Users and access

Investigator provides flexible authentication architectures to suit your environment, ranging from standalone local accounts for isolated appliances to scalable, multi-domain single sign-on (SSO) integrations for enterprise deployments.

This overview outlines the available authentication methods and details how Investigator manages user identity (authentication) and role-based permissions (authorization).

Understanding user accounts

Investigator separates authentication, which verifies who a user is, from authorization, which determines what they can do.

Authentication: How users log in

Authentication is the process that verifies a user’s identity when they attempt to access Investigator.

  • Local users: Authenticate directly against the Investigator database using an email and password.

  • SSO users: Authenticate using a trusted connection with your external Identity Provider (IdP). Investigator uses Security Assertion Markup Language (SAML) 2.0 standard to delegate authentication.

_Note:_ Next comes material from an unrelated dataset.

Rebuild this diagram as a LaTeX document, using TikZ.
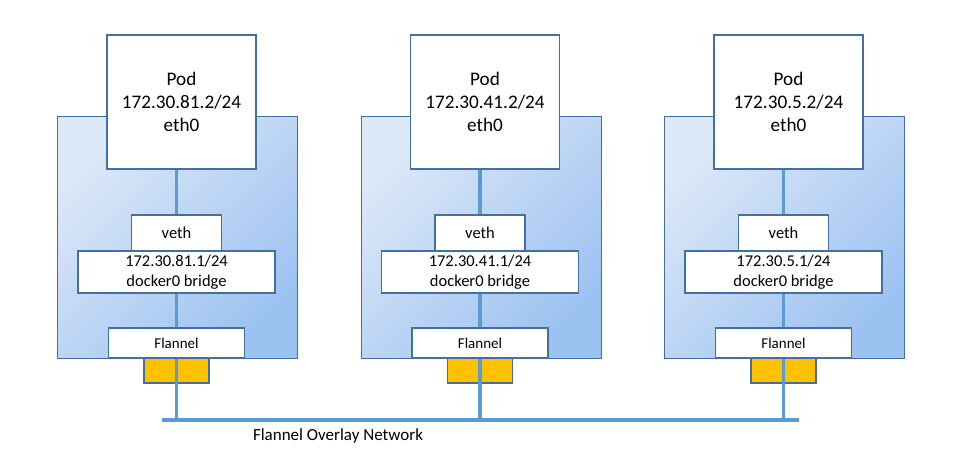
\documentclass[tikz,border=0pt]{standalone}
\usepackage{fontspec}
\setmainfont{Carlito}
\usetikzlibrary{positioning}
\definecolor{edgeblue}{HTML}{41719C}
\definecolor{wireblue}{HTML}{5B9BD5}
\definecolor{hostlight}{HTML}{DDE8F8}
\definecolor{hostdark}{HTML}{9CC2F1}
\definecolor{portyellow}{HTML}{FFC000}

\begin{document}
\begin{tikzpicture}[x=1pt,y=-1pt,
    box/.style={draw=edgeblue,line width=1.2pt,fill=white,inner sep=0pt,align=center},
    hostbox/.style={draw=edgeblue,line width=1.2pt,top color=hostlight,bottom color=hostdark,shading angle=45,inner sep=0pt},
    wire/.style={draw=wireblue,line width=3.3pt}]
      \useasboundingbox (0,0) rectangle (966,469);
      \coordinate (netL) at (162,420);
      \coordinate (netR) at (799,420);
      \foreach \n/\x/\s in {a/57/81,b/360.5/41,c/664/5}{
        \node[hostbox,minimum width=240pt,minimum height=242pt,anchor=north west] (host\n) at (\x,116) {};
        \node[box,minimum width=149pt,minimum height=134pt,font=\fontsize{19.2}{23}\selectfont] (pod\n) at (\x+124.5,102) {Pod\\172.30.\s.2/24\\eth0};
        \node[box,minimum width=90pt,minimum height=36pt,font=\fontsize{16.5}{20}\selectfont] (veth\n) at (\x+119.5,233) {veth};
        \node[box,minimum width=197pt,minimum height=42pt,font=\fontsize{16.5}{20}\selectfont] (bridge\n) at (\x+119.5,272) {172.30.\s.1/24\\docker0 bridge};
        \node[box,minimum width=136pt,minimum height=30pt,font=\fontsize{15}{18}\selectfont] (flannel\n) at (\x+119.5,343) {Flannel};
        \node[box,fill=portyellow,minimum width=65pt,minimum height=25pt] (port\n) at (\x+119.5,370.5) {};
        \draw[wire] (veth\n.north |- pod\n.south) -- (veth\n.north);
        \draw[wire] (bridge\n.south) -- (flannel\n.north);
        \draw[wire] (flannel\n.south) -- (flannel\n.south |- netL);
      }
      \draw[wire] (netL) -- (netR);
      \node[font=\fontsize{17}{20}\selectfont] (netlabel) at (338,436) {Flannel Overlay Network};
    \end{tikzpicture}
\end{document}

Authorization: User roles and permissions

Authorization determines what actions a user can perform within Investigator based on their assigned role. Regardless of how a user logs in, their permissions are determined by one of three roles:

  • Admin: Full system configuration and user management.

  • Analyst: Investigation and case management.

  • Viewer: Read-only access to detections.

Role assignment

The process for assigning a user role differs depending on the account type:

  • For local users: An Admin manually selects the role from a dropdown menu during account creation.

  • For SSO users: Roles are mapped dynamically. Your IdP sends a specific attribute (for example, roles) during the login handshake, which Investigator maps to the internal admin, analyst, or viewer permissions.

Choosing an authentication method

Investigator supports two primary methods of authentication: Local user management and SAML SSO. Depending on your organization’s complexity, you may configure SSO for a single domain or deploy a multi-domain SSO architecture.

Use the table below to determine the best method for your deployment.

Method

Best for…

Key benefits

Local user management

  • Small teams: Environments with few users where centralized IdP management is unnecessary.

  • Isolated environments: Networks without centralized identity management.

  • Backup access: Maintaining a local administrator for emergency backup when SSO is enabled.

  • Simple setup with no external dependencies

  • Total control within Investigator

  • Essential for disaster recovery

SAML SSO: Single-domain

Enterprise teams: Organizations with a centralized Identity Provider (IdP) (for example, Okta or Azure).

  • Centralized password management

  • Automatic user creation (JIT provisioning)

  • Seamless login experience

SAML SSO: Multi-domain

MSSPs & complex orgs: Administrators managing users across different approved email domains.